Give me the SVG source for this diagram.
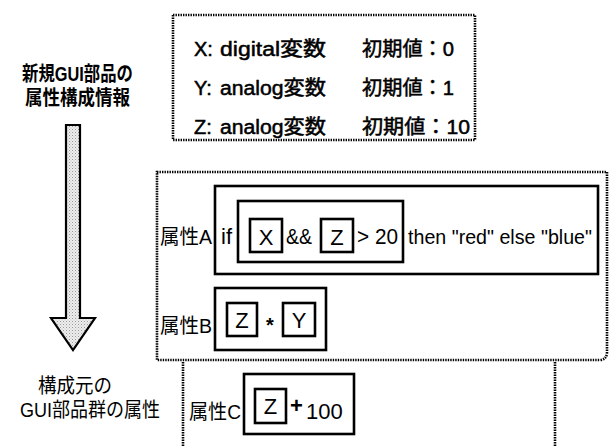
<svg xmlns="http://www.w3.org/2000/svg" width="611" height="447" viewBox="0 0 611 447">
<defs>
<style>
.t{font-family:"Liberation Sans","Noto Sans CJK JP",sans-serif;font-size:20px;fill:#000}
.m{stroke:#000;stroke-width:0.5}
.b{font-weight:bold}
.L{font-size:22px}
.dot{fill:none;stroke:#000;stroke-width:2.6;stroke-dasharray:1.4 1.1}
.box{fill:none;stroke:#000;stroke-width:2.6}
</style>
<pattern id="stip" width="3" height="3" patternUnits="userSpaceOnUse">
<rect width="3" height="3" fill="#eeeeee"/>
<rect width="1" height="1" fill="#999"/>
<rect x="1.5" y="1.5" width="1" height="1" fill="#bbb"/>
</pattern>
</defs>
<g id="vars">
<rect class="dot" x="173" y="15" width="302" height="125"/>
<text class="t m" x="194" y="56">X:</text>
<text class="t m" x="220" y="56" textLength="106" lengthAdjust="spacingAndGlyphs">digital変数</text>
<text class="t m" x="362" y="56" textLength="92" lengthAdjust="spacingAndGlyphs">初期値：0</text>
<text class="t m" x="194" y="95">Y:</text>
<text class="t m" x="220" y="95" textLength="106" lengthAdjust="spacingAndGlyphs">analog変数</text>
<text class="t m" x="362" y="95" textLength="92" lengthAdjust="spacingAndGlyphs">初期値：1</text>
<text class="t m" x="194" y="134">Z:</text>
<text class="t m" x="220" y="134" textLength="106" lengthAdjust="spacingAndGlyphs">analog変数</text>
<text class="t m" x="362" y="134" textLength="108" lengthAdjust="spacingAndGlyphs">初期値：10</text>
</g>
<g id="label-top">
<text class="t b" x="22" y="81" textLength="111" lengthAdjust="spacingAndGlyphs">新規GUI部品の</text>
<text class="t b" x="25" y="105" textLength="105" lengthAdjust="spacingAndGlyphs">属性構成情報</text>
</g>
<g id="connectors">
<polygon points="66,125 80,125 80,318 95,318 73,350 51,318 66,318" fill="url(#stip)" stroke="#000" stroke-width="2.2" stroke-linejoin="miter"/>
</g>
<g id="group-AB">
<path class="dot" d="M157,172 H607 V352 Q607,360 599,360 H157 Z"/>
</g>
<g id="attrA">
<text class="t" x="160" y="244" textLength="52" lengthAdjust="spacingAndGlyphs">属性A</text>
<rect class="box" x="215" y="186" width="383" height="88"/>
<text class="t L" x="221" y="244">if</text>
<rect class="box" x="250" y="219" width="32" height="33"/>
<text class="t L" x="266" y="245" text-anchor="middle">X</text>
<rect class="box" x="238" y="201" width="165" height="61"/>
<text class="t L" x="286" y="244" textLength="26" lengthAdjust="spacingAndGlyphs">&amp;&amp;</text>
<rect class="box" x="321" y="219" width="32" height="33"/>
<text class="t L" x="337" y="245" text-anchor="middle">Z</text>
<text class="t L" x="357" y="244" textLength="41" lengthAdjust="spacingAndGlyphs">&gt; 20</text>
<text class="t" x="408" y="244" textLength="184" lengthAdjust="spacingAndGlyphs">then "red" else "blue"</text>
</g>
<g id="attrB">
<text class="t" x="160" y="333" textLength="52" lengthAdjust="spacingAndGlyphs">属性B</text>
<rect class="box" x="215" y="288" width="111" height="62"/>
<rect class="box" x="227" y="303" width="30" height="33"/>
<text class="t L" x="242" y="328" text-anchor="middle">Z</text>
<text class="t b" x="270" y="332" font-size="46" text-anchor="middle">*</text>
<rect class="box" x="283" y="303" width="32" height="33"/>
<text class="t L" x="299" y="328" text-anchor="middle">Y</text>
</g>
<g id="group-C">
<line class="dot" x1="183" y1="362" x2="183" y2="447"/>
<line class="dot" x1="555" y1="362" x2="555" y2="447"/>
</g>
<g id="attrC">
<text class="t" x="189" y="419" textLength="52" lengthAdjust="spacingAndGlyphs">属性C</text>
<rect class="box" x="244" y="374" width="110" height="60"/>
<rect class="box" x="255" y="389" width="31" height="34"/>
<text class="t L" x="270.5" y="414" text-anchor="middle">Z</text>
<text class="t L b" x="290" y="413">+</text>
<text class="t L" x="306" y="419">100</text>
</g>
<g id="label-bottom">
<text class="t" x="38" y="393" textLength="74" lengthAdjust="spacingAndGlyphs">構成元の</text>
<text class="t" x="20" y="417" textLength="140" lengthAdjust="spacingAndGlyphs">GUI部品群の属性</text>
</g>
</svg>
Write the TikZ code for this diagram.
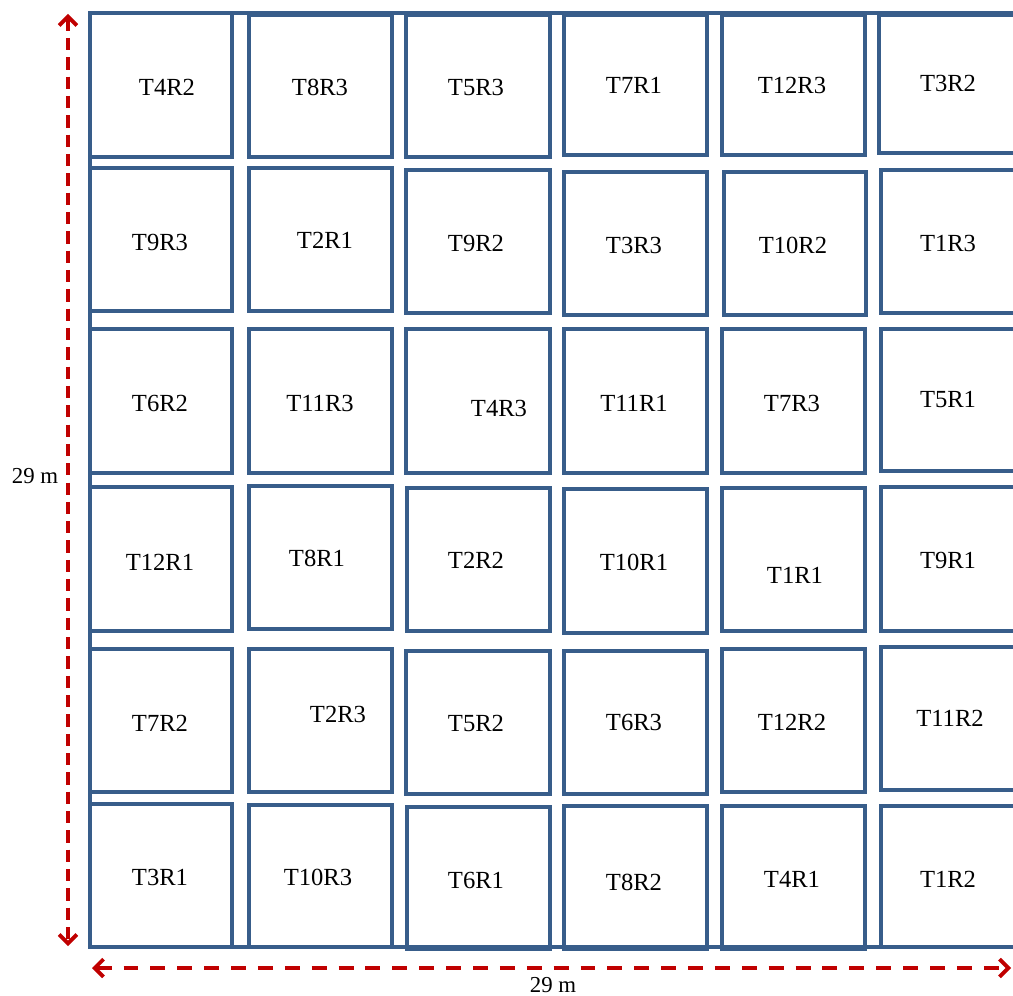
::::
WHAT TO WORK ON => Go through the records and gather the lines that hold "diagram".

OUTPUT FOR THIS EXERCISE =>
Give me the SVG source for this diagram.
Write the TikZ code for this diagram.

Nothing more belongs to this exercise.